Falling in love is exciting, especially the part where you’re suspended in the waiting. The quiet anticipation of what might happen next. Even in the confusion, even in the awkwardness of trying to untangle your own feelings from someone else’s, there’s always that electric thread of hope running beneath it all, waiting for its moment.
That feeling sits at the very heart of Countdown to Yes.
Adapted from Roji’s manga Shinyu no “Dosei Shite” ni “Un” te Iu made, the series follows Yokoi Minato (Yoshizawa Kaname) and Nakano Wataru (Amemiya Kakeru), two best friends brought together in high school by a shared love of photography. Their bond deepens over the years, carrying them through university, shared living spaces, and adulthood, until distance fractures what was once effortless.

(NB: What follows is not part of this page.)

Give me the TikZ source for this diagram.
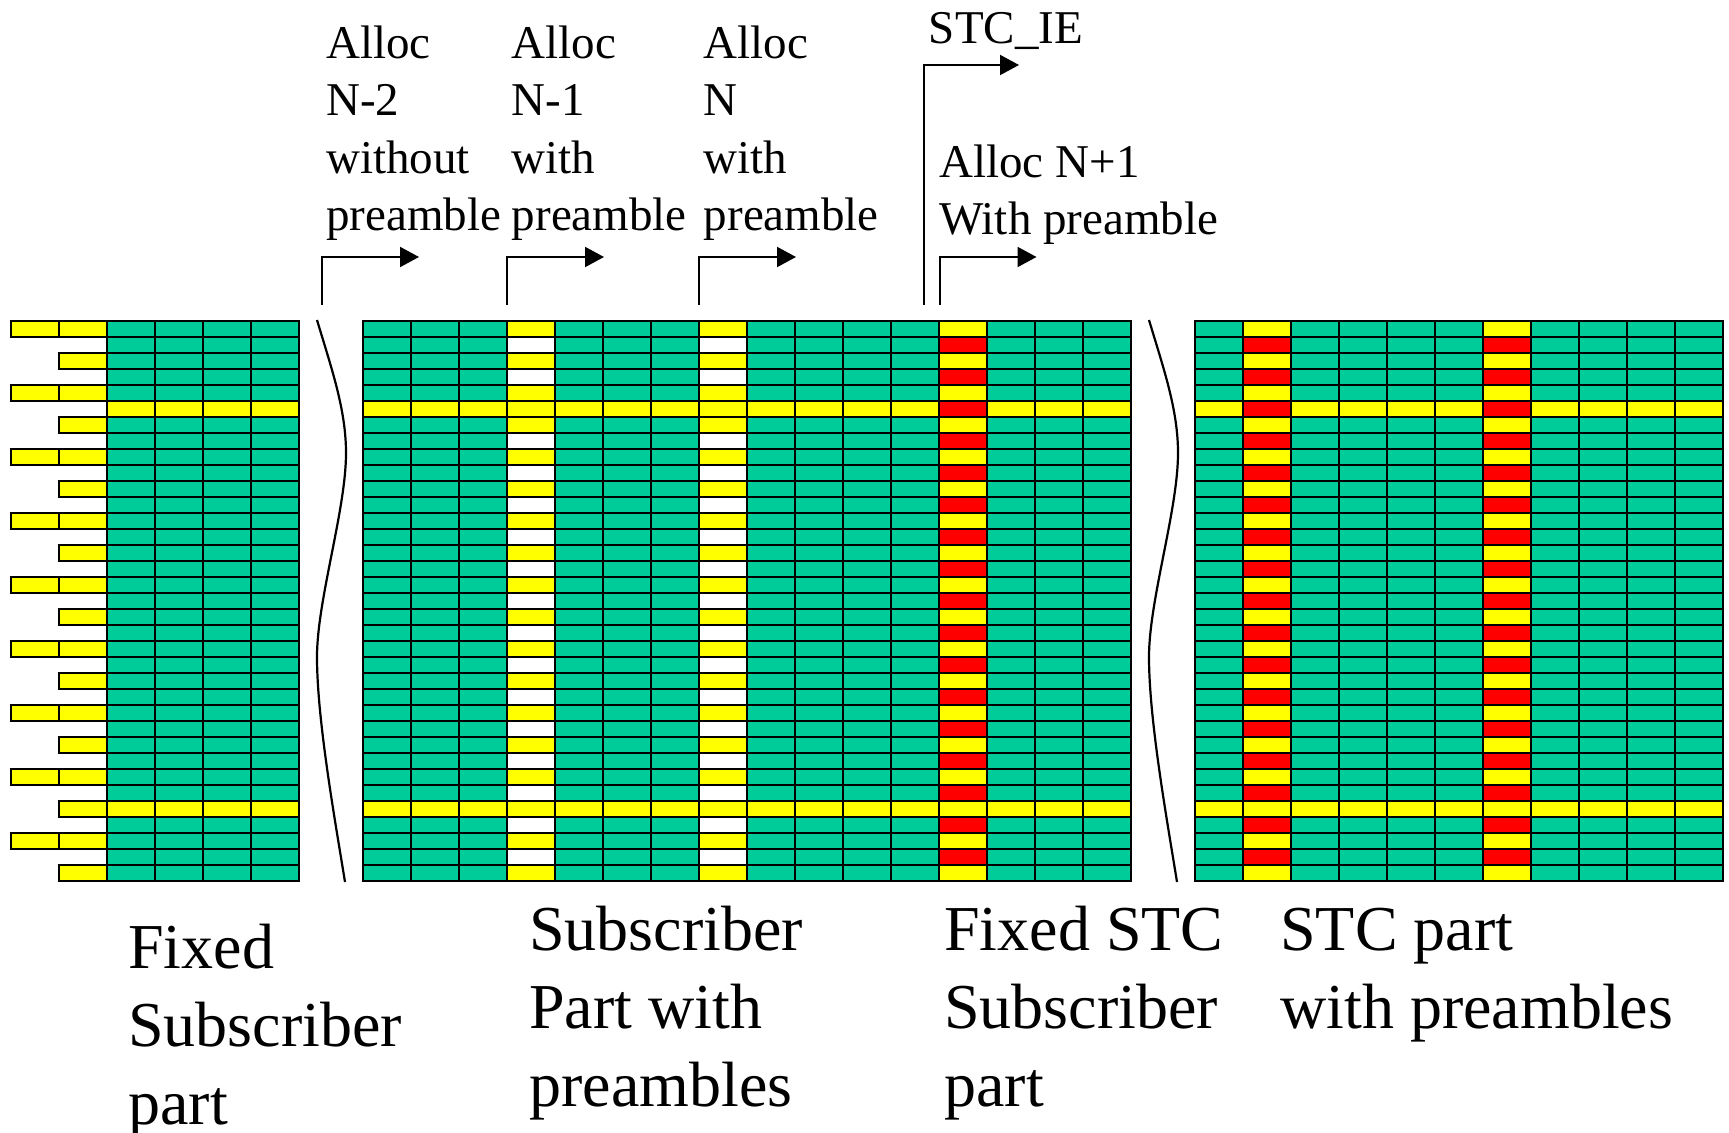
\documentclass[tikz,border=0pt]{standalone}
\usepackage{fontspec}
\setmainfont{Liberation Serif}
\usetikzlibrary{arrows.meta}

\definecolor{slotgreen}{RGB}{0,204,153}
\definecolor{slotred}{RGB}{255,0,0}
\definecolor{slotyellow}{RGB}{255,255,0}

% fill of one slot: #1 column kind (d data, p preamble, s stc), #2 row
\newcommand\slotcolour[2]{%
  \pgfmathtruncatemacro\slotodd{mod(#2,2)}%
  \def\fc{slotgreen}%
  \ifnum#2=5 \def\fc{slotyellow}\fi
  \ifnum#2=30 \def\fc{slotyellow}\fi
  \if#1p\ifnum\slotodd=1 \ifnum#2=5 \else\def\fc{white}\fi\else\def\fc{slotyellow}\fi\fi
  \if#1s\ifnum\slotodd=1 \def\fc{slotred}\else\def\fc{slotyellow}\fi\fi
}

\begin{document}
\begin{tikzpicture}[x=0.5pt, y=-0.5pt,
  slot/.style={draw=black, line width=1.4pt},
  brk/.style={line width=1.1pt},
  bent/.style={line width=1pt, -{Triangle[length=9.5pt, width=10pt]}},
  % multi-line labels sit on the baseline of their last line
  toplabel/.style={anchor=base west, inner sep=0pt, align=left,
    font=\fontsize{23.5}{28.75}\selectfont},
  partlabel/.style={anchor=base west, inner sep=0pt, align=left,
    font=\fontsize{32}{39}\selectfont}]
\useasboundingbox (0,0) rectangle (1729,1133);

% fixed subscriber part
\foreach \c in {2,...,5}
  \foreach \r in {0,...,34} {
    \slotcolour{d}{\r}
    \draw[slot, fill=\fc] (11+48*\c,321+16*\r) rectangle ++(48,16);
  }
\foreach \r in {0,2,...,34}
  \draw[slot, fill=slotyellow] (59,321+16*\r) rectangle ++(48,16);
\foreach \r in {0,4,...,32}
  \draw[slot, fill=slotyellow] (11,321+16*\r) rectangle ++(48,16);

% subscriber part and fixed STC part
\foreach \c/\k in {0/d,1/d,2/d,3/p,4/d,5/d,6/d,7/p,8/d,9/d,10/d,11/d,12/s,13/d,14/d,15/d}
  \foreach \r in {0,...,34} {
    \slotcolour{\k}{\r}
    \draw[slot, fill=\fc] (363+48*\c,321+16*\r) rectangle ++(48,16);
  }

% STC part
\foreach \c/\k in {0/d,1/s,2/d,3/d,4/d,5/d,6/s,7/d,8/d,9/d,10/d}
  \foreach \r in {0,...,34} {
    \slotcolour{\k}{\r}
    \draw[slot, fill=\fc] (1195+48*\c,321+16*\r) rectangle ++(48,16);
  }

% breaks
\foreach \dx in {0,832}
  \draw[brk, shift={(\dx,0)}] (317,320) .. controls (332,370) and (346,410) .. (346,453)
    .. controls (346,510) and (317,600) .. (317,657)
    .. controls (317,720) and (335,820) .. (345,882);

% allocation starts
\coordinate (markNm2) at (322,305);
\coordinate (markNm1) at (507,305);
\coordinate (markN) at (699,305);
\coordinate (markIE) at (924,305);
\coordinate (markNp1) at (939.5,305);
\draw[bent] (markNm2) -- ++(0,-48) -- ++(97,0);
\draw[bent] (markNm1) -- ++(0,-48) -- ++(97,0);
\draw[bent] (markN) -- ++(0,-48) -- ++(97,0);
\draw[bent] (markIE) -- ++(0,-240) -- ++(95,0);
\draw[bent] (markNp1) -- ++(0,-48) -- ++(97,0);

\node[toplabel] (labNm2) at (326,231) {Alloc\\N-2\\without\\preamble};
\node[toplabel] (labNm1) at (511.5,231) {Alloc\\N-1\\with\\preamble};
\node[toplabel] (labN) at (703.5,231) {Alloc\\N\\with\\preamble};
\node[toplabel] (labIE) at (928.5,44) {STC\_IE};
\node[toplabel] (labNp1) at (939,235) {Alloc N+1\\With preamble};

\node[partlabel] (labFixed) at (128,1124) {Fixed\\Subscriber\\part};
\node[partlabel] (labSub) at (529,1106.5) {Subscriber\\Part with\\preambles};
\node[partlabel] (labFixedStc) at (944,1106.5) {Fixed STC\\Subscriber\\part};
\node[partlabel] (labStc) at (1280,1028.5) {STC part\\with preambles};
\end{tikzpicture}
\end{document}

When Minato moves away for work, Wataru is left alone in their apartment and finally forced to confront the truth he’s been avoiding: he’s in love with his best friend.

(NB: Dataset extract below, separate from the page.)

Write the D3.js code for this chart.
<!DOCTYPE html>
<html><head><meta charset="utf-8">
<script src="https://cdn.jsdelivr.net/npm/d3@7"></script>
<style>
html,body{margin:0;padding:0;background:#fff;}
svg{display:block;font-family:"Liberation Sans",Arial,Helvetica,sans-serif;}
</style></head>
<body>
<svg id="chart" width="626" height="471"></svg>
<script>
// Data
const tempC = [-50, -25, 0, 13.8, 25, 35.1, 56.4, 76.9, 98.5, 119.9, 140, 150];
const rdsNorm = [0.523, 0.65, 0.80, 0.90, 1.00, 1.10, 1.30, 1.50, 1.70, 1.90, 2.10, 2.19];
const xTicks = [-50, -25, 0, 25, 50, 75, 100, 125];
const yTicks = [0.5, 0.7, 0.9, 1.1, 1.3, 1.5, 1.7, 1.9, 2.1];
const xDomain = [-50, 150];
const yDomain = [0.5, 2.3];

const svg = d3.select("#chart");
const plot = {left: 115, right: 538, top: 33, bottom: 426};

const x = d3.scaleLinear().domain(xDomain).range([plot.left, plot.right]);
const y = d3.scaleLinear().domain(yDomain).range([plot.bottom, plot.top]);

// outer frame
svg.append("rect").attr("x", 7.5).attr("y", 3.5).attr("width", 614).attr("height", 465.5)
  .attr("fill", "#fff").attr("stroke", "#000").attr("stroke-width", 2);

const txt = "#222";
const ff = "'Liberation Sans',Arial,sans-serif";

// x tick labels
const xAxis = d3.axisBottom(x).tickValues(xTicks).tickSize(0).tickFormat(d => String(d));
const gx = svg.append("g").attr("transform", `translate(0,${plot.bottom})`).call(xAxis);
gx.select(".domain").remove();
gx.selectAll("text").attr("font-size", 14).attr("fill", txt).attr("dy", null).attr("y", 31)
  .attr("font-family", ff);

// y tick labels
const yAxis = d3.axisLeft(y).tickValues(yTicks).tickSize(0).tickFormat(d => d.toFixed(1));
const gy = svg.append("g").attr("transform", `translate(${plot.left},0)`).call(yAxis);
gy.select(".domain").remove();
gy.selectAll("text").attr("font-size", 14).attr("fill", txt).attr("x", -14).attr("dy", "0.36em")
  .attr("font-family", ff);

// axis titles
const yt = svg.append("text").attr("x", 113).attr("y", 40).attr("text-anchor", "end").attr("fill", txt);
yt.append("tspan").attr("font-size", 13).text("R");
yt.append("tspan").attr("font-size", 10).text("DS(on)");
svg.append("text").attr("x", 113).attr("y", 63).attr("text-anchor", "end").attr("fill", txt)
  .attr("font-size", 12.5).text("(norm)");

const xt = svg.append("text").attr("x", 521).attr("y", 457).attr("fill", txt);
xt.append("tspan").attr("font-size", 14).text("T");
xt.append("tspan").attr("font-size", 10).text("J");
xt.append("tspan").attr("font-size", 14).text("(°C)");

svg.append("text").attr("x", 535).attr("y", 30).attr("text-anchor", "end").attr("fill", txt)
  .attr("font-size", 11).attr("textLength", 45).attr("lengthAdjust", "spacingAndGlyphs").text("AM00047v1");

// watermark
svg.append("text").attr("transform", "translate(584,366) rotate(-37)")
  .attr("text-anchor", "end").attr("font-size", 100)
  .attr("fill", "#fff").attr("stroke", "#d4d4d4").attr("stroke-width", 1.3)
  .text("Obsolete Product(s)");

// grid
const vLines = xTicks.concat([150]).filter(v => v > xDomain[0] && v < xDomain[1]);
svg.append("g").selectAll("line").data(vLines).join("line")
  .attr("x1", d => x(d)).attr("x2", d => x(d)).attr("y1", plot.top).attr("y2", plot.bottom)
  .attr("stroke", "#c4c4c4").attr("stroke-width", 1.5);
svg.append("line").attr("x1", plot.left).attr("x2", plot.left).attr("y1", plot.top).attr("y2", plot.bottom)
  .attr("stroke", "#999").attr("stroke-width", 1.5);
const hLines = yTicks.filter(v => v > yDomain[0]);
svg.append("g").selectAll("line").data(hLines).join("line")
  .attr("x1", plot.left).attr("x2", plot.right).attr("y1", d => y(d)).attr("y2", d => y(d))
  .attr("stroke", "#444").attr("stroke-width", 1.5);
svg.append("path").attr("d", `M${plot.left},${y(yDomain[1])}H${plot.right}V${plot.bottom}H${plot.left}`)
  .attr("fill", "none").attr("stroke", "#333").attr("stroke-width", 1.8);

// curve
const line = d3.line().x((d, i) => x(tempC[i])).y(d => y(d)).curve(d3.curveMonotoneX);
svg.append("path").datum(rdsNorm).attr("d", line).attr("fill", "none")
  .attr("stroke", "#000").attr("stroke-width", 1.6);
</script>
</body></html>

Three years later, Minato’s sudden message about transferring back home reopens everything Wataru has tried to bury. He wants to protect the friendship. Minato, however, seems to have other plans. Including a simple but nuanced suggestion of “Let’s live together.”
The first two episodes lay the framework, depending a lot on emotion to carry the story forward. Rather than depending on dramatic conflict, it leans into how much these two communicate without speaking. Every moment is heavy with thoughts neither manages to voice clearly.
Will it be today? Will it be tomorrow? Should I let myself fall? Will it ruin everything if I do?
These unspoken questions hover constantly between them, and the actors express it beautifully. There’s something incredibly soothing about watching Minato and Wataru exist together. Through photography, through domestic moments, through small acts, you can feel the deep emotional safety they provide for each other. They are better people when they’re side by side, even if only one of them seems fully aware of it.

The early episodes focus heavily on how Wataru connects to Minato through his lens, how Minato responds to being truly seen, and how that connection quietly deepens into love. We watch the friendship grow, the years pass, the domestic bliss of living together, the sudden heartache of separation, and the emotional whiplash when Wataru realizes he’s in love with Minato.
It’s hard not to notice that Minato has been in love all along. The real question now isn’t if something will happen between them, but when Wataru finally allows himself to stop running from it.
This series shines because of the tension of “almost” it explores. The tenderness of familiarity. The frustration of missed cues. The fear of losing something precious versus the risk of wanting more.

And I’m completely ready to watch that internal battle unfold.
For a soft, emotionally driven slow burn romance about friendship, fear, and the quiet countdown toward saying yes, check out Countdown to Yes now on GagaOOLala. While friends to lovers tropes aren’t always my favorite, when done right, they really do capture the heart.